[Source code of charts]
** start **
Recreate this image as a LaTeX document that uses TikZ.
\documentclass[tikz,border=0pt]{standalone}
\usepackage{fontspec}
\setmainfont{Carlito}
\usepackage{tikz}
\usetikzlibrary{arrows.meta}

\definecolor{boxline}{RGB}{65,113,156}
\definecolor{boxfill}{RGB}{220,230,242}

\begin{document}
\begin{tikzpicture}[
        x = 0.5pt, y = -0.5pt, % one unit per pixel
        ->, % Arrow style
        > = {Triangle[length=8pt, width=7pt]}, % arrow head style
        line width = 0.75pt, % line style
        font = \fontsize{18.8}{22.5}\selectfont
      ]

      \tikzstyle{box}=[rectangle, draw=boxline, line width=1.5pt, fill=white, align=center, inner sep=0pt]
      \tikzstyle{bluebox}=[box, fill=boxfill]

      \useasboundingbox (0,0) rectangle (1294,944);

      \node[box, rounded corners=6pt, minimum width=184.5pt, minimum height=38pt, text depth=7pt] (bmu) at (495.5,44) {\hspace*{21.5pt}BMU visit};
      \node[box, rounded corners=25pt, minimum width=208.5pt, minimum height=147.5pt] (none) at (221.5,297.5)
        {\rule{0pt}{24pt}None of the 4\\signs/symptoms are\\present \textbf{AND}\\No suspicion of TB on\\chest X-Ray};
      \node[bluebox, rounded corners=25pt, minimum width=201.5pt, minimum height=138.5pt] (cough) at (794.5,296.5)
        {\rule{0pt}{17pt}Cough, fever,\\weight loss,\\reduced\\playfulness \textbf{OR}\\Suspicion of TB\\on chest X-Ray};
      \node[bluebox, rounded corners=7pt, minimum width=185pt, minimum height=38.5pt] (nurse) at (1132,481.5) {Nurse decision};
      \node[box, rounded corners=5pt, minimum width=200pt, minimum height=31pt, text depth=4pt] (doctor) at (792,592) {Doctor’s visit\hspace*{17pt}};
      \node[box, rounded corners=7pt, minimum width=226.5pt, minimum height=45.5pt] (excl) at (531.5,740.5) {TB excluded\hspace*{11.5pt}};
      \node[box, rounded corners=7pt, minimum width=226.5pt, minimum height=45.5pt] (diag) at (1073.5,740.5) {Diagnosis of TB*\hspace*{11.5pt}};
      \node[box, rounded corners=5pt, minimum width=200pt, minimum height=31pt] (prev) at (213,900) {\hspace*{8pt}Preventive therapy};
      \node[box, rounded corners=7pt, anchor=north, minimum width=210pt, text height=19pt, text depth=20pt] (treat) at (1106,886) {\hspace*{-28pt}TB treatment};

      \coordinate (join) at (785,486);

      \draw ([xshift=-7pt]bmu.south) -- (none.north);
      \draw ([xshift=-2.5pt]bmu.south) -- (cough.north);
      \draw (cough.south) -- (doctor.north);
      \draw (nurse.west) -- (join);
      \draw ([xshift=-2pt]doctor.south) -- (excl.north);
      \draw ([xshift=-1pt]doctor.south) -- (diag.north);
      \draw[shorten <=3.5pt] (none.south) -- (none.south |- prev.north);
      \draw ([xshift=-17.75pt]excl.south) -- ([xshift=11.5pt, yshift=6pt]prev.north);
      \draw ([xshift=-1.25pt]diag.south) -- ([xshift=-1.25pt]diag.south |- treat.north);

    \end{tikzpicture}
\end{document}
** end **
** start **
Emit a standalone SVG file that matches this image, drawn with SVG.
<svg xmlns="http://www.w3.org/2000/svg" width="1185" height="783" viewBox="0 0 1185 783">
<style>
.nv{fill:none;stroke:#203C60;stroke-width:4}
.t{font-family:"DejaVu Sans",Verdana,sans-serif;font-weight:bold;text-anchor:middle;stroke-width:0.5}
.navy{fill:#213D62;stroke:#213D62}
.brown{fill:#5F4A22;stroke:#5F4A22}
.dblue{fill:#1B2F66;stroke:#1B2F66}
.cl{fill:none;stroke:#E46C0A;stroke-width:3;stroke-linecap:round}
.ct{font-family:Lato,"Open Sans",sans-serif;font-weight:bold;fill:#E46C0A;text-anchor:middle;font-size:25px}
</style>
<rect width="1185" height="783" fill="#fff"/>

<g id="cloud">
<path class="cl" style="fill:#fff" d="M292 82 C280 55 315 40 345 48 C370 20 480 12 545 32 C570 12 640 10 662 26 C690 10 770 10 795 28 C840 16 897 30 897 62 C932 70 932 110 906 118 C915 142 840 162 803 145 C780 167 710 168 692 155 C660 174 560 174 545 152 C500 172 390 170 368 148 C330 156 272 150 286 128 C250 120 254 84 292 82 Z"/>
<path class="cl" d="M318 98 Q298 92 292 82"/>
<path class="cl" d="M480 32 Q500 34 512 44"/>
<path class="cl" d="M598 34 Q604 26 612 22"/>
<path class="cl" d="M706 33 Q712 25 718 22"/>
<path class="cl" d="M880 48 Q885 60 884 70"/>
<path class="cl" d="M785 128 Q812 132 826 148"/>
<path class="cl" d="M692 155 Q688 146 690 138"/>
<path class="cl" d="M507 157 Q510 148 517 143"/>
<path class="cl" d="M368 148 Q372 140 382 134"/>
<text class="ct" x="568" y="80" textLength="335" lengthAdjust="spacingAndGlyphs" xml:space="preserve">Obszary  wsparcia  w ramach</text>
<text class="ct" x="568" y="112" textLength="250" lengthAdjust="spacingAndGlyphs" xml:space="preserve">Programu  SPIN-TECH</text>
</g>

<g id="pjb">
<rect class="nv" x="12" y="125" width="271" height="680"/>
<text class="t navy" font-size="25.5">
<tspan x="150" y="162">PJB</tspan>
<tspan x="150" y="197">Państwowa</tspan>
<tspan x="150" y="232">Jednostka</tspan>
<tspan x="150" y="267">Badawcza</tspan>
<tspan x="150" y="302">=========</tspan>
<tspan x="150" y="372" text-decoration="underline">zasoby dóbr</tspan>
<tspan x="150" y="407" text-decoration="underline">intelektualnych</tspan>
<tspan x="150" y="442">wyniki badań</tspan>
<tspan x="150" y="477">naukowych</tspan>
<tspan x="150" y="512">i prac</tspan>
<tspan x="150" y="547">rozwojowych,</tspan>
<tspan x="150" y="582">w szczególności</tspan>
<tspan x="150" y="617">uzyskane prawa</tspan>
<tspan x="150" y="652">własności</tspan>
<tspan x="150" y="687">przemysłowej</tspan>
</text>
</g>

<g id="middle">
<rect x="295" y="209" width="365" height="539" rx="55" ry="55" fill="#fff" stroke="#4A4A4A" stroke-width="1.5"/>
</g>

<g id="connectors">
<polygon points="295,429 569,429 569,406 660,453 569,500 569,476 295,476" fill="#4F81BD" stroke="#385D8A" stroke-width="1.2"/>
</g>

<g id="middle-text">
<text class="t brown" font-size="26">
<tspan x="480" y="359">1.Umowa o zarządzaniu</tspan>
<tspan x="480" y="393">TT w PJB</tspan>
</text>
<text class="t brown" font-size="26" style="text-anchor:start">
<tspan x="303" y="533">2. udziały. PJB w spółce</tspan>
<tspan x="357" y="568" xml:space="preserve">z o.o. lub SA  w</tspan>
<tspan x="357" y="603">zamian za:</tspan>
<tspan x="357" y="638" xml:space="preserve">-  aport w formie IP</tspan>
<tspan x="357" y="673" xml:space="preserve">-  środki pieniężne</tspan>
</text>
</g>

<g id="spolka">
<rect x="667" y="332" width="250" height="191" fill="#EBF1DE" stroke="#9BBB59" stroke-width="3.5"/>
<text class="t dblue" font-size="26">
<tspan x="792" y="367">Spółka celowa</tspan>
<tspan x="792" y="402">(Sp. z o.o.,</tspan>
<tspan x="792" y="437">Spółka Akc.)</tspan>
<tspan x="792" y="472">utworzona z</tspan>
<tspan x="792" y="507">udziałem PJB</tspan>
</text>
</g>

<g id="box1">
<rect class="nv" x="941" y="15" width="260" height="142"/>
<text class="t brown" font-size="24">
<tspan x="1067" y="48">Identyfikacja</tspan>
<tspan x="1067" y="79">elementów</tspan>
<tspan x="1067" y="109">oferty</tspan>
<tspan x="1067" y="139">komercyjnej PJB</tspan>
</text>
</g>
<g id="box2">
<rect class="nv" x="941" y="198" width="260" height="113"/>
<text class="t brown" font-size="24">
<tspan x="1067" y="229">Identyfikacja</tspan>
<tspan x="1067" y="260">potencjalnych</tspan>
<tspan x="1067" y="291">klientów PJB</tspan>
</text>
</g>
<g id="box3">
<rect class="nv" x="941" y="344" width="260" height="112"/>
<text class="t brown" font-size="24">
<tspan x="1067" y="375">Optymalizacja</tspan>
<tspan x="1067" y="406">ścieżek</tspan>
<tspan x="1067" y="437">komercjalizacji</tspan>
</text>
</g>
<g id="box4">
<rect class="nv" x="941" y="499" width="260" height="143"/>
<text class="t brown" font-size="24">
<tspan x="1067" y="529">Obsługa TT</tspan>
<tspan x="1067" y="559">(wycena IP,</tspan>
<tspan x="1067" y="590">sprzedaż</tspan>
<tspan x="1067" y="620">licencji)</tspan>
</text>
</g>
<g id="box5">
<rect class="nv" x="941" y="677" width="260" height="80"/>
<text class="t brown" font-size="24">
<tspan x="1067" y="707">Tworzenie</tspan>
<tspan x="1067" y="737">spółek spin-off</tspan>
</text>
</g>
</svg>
** end **
** start **
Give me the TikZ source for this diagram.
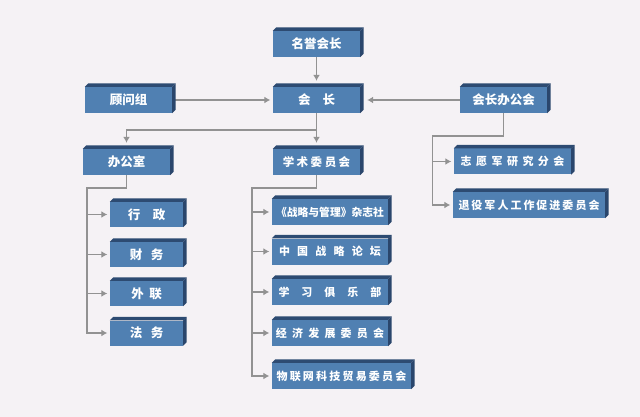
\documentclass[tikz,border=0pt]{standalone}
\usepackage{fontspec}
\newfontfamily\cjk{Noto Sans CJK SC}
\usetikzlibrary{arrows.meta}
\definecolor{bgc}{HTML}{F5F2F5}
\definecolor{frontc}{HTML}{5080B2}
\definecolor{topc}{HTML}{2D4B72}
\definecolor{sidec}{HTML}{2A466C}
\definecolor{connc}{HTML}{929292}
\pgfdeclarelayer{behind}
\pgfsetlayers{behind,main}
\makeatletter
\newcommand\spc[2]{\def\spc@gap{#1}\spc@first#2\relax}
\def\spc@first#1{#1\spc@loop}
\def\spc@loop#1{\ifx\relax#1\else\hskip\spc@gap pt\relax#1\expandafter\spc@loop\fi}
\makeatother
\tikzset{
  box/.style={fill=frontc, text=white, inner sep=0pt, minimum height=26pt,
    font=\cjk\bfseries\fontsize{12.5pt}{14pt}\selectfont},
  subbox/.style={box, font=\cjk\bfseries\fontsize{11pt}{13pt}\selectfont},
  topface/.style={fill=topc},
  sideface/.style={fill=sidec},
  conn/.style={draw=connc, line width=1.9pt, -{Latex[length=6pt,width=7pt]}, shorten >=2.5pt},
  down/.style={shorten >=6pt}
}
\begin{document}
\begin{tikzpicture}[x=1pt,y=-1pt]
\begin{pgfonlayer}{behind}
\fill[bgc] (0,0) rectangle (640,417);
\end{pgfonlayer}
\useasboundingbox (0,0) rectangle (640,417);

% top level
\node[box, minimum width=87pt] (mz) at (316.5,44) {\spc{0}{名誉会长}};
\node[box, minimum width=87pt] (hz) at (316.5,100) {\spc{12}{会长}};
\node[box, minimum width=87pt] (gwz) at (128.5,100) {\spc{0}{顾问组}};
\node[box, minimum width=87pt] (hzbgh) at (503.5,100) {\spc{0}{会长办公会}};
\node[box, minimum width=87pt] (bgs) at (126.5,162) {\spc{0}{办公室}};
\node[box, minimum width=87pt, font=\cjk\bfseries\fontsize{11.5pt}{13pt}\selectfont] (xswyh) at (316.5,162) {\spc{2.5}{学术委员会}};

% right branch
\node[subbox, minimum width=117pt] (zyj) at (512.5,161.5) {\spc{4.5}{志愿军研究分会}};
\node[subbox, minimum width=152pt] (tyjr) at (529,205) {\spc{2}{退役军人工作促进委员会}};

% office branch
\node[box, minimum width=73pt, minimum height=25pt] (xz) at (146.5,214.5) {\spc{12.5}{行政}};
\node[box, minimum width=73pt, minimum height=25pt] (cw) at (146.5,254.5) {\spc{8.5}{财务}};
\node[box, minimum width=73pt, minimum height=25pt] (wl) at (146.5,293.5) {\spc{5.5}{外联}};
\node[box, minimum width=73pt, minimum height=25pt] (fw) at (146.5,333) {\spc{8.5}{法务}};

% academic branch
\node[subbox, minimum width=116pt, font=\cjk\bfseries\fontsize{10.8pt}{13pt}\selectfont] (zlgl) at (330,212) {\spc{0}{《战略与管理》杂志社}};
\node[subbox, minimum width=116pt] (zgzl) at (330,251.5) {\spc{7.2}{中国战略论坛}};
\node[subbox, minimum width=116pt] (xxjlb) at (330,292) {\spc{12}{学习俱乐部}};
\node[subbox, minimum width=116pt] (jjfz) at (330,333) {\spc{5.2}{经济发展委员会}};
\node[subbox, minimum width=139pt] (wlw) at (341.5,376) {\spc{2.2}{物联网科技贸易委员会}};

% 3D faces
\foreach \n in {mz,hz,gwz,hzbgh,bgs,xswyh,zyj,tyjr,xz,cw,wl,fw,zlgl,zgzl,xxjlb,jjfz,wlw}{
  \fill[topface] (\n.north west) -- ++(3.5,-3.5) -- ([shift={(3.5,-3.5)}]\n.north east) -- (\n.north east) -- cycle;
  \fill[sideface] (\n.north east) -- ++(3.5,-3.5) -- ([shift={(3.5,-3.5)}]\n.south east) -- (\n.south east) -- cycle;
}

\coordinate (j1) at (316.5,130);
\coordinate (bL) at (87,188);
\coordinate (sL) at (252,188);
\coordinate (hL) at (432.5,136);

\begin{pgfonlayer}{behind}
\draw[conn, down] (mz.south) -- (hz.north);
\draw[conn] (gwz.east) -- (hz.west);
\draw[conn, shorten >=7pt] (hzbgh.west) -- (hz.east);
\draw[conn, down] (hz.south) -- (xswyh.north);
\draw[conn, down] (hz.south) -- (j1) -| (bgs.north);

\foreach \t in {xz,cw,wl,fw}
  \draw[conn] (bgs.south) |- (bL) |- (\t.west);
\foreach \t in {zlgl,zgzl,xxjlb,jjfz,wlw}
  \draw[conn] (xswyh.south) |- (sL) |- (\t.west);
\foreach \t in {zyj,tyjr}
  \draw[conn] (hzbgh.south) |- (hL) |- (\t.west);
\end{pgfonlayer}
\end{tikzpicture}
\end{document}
** end **
# AIM
Without any pictures, set down the lines from the one holding "Give me the TikZ source for this diagram." through the one holding "minimum width=152pt] (tyjr)".

# RESPONSE
Give me the TikZ source for this diagram.
\documentclass[tikz,border=0pt]{standalone}
\usepackage{fontspec}
\newfontfamily\cjk{Noto Sans CJK SC}
\usetikzlibrary{arrows.meta}
\definecolor{bgc}{HTML}{F5F2F5}
\definecolor{frontc}{HTML}{5080B2}
\definecolor{topc}{HTML}{2D4B72}
\definecolor{sidec}{HTML}{2A466C}
\definecolor{connc}{HTML}{929292}
\pgfdeclarelayer{behind}
\pgfsetlayers{behind,main}
\makeatletter
\newcommand\spc[2]{\def\spc@gap{#1}\spc@first#2\relax}
\def\spc@first#1{#1\spc@loop}
\def\spc@loop#1{\ifx\relax#1\else\hskip\spc@gap pt\relax#1\expandafter\spc@loop\fi}
\makeatother
\tikzset{
  box/.style={fill=frontc, text=white, inner sep=0pt, minimum height=26pt,
    font=\cjk\bfseries\fontsize{12.5pt}{14pt}\selectfont},
  subbox/.style={box, font=\cjk\bfseries\fontsize{11pt}{13pt}\selectfont},
  topface/.style={fill=topc},
  sideface/.style={fill=sidec},
  conn/.style={draw=connc, line width=1.9pt, -{Latex[length=6pt,width=7pt]}, shorten >=2.5pt},
  down/.style={shorten >=6pt}
}
\begin{document}
\begin{tikzpicture}[x=1pt,y=-1pt]
\begin{pgfonlayer}{behind}
\fill[bgc] (0,0) rectangle (640,417);
\end{pgfonlayer}
\useasboundingbox (0,0) rectangle (640,417);

% top level
\node[box, minimum width=87pt] (mz) at (316.5,44) {\spc{0}{名誉会长}};
\node[box, minimum width=87pt] (hz) at (316.5,100) {\spc{12}{会长}};
\node[box, minimum width=87pt] (gwz) at (128.5,100) {\spc{0}{顾问组}};
\node[box, minimum width=87pt] (hzbgh) at (503.5,100) {\spc{0}{会长办公会}};
\node[box, minimum width=87pt] (bgs) at (126.5,162) {\spc{0}{办公室}};
\node[box, minimum width=87pt, font=\cjk\bfseries\fontsize{11.5pt}{13pt}\selectfont] (xswyh) at (316.5,162) {\spc{2.5}{学术委员会}};

% right branch
\node[subbox, minimum width=117pt] (zyj) at (512.5,161.5) {\spc{4.5}{志愿军研究分会}};
\node[subbox, minimum width=152pt] (tyjr) at (529,205) {\spc{2}{退役军人工作促进委员会}};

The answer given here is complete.